What is this thing called diet soda? Here are the ingredients of one of the best-selling brands, Diet Pepsi:
CARBONATED WATER, CARAMEL COLOR, ASPARTAME, PHOSPHORIC ACID, POTASSIUM BENZOATE (PRESERVES FRESHNESS), CAFFEINE, CITRIC ACID, NATURAL FLAVOR
My favorite line on that list is the “preserves freshness” that follows potassium benzoate. The freshness of what, precisely? The caramel color? Not likely—caramel color for most colas comes from a chemical reaction between sugar, ammonia, and sulfites at high temperatures. Or maybe it’s the phosphoric acid? Or the least plentiful ingredient of all, the unspecified “natural flavor”? In plain English, diet soda is artificially blackened water tarted up with synthetic chemicals. That anyone ponies up cash for such a thing surely counts as one of the food industry’s greatest marketing triumphs.
But it’s relatively benign, because it doesn’t fill people up with superfluous and potentially toxic calories from isolated sugars. Right? Well, maybe not.
Back in 1990, the National Institutes of Health began funding a long-term study of stroke and cardiovascular risk factors among of urban adults. Known as the Northern Manhattan Study and housed at Columbia University, the project enrolled thousands of people from the community and subjected them to medical testing while recording their food consumption habits.
Among its results, a surprising one has emerged (recently published paper available here): People who drink at least one diet soda a day are 43 percent more likely to experience a “vascular event”—i.e., strokes and heart attacks—than people who drink none.
Now, it’s important to understand that studies like this one establish correlation, not causation. It’s possible that the heart trouble experienced by diet soda drinkers comes from some other behavior they share that has nothing to do with diet soda.

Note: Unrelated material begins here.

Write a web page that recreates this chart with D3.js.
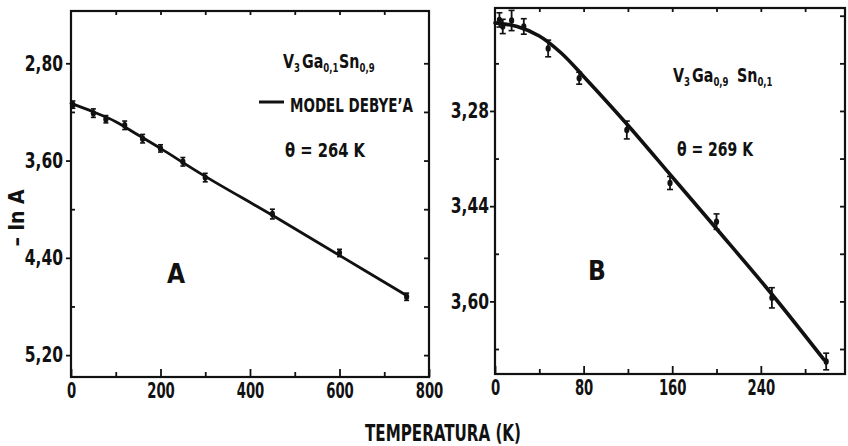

But crucially, this study accounted for factors like weight, diabetes, high blood pressure, and intake of calories, cholesterol, and sodium, study author and University of Miami epidemiologist Hannah Gardener told me in a phone conversation. In other words, nonoverweight diet soda drinkers showed significantly more risk of heart attack than nonoverweight people who don’t drink diet soda.
The Manhattan results comes on the heels of other highly suggestive research showing an association between diet-soda consumption and type 2 (adult onset) diabetes and metabolic syndrome, a condition characterized by abdominal obesity, high blood pressure, and other factors.
I would be remiss if I did not add that the main sweetener for diet soda is aspartame, a substance that back in the early 1980s took a controversial and colorful path through FDA regulatory approval that I described in this Grist post last year. In a 2005 study of rats published in Environmental Health Perspectives, researchers at the European Ramazzini Foundation found aspartame to have carcinogenic effects at low levels—a suspicion that has haunted the sweetener since its tortured approval process in the ’80s. The FDA officially dismissed the Ramazzini results in 2007, claiming that they’re based on poor science.
Even so, the latest research from Manhattan suggests people looking for healthy alternatives to sugary sodas might do well to avoid the “diet” option.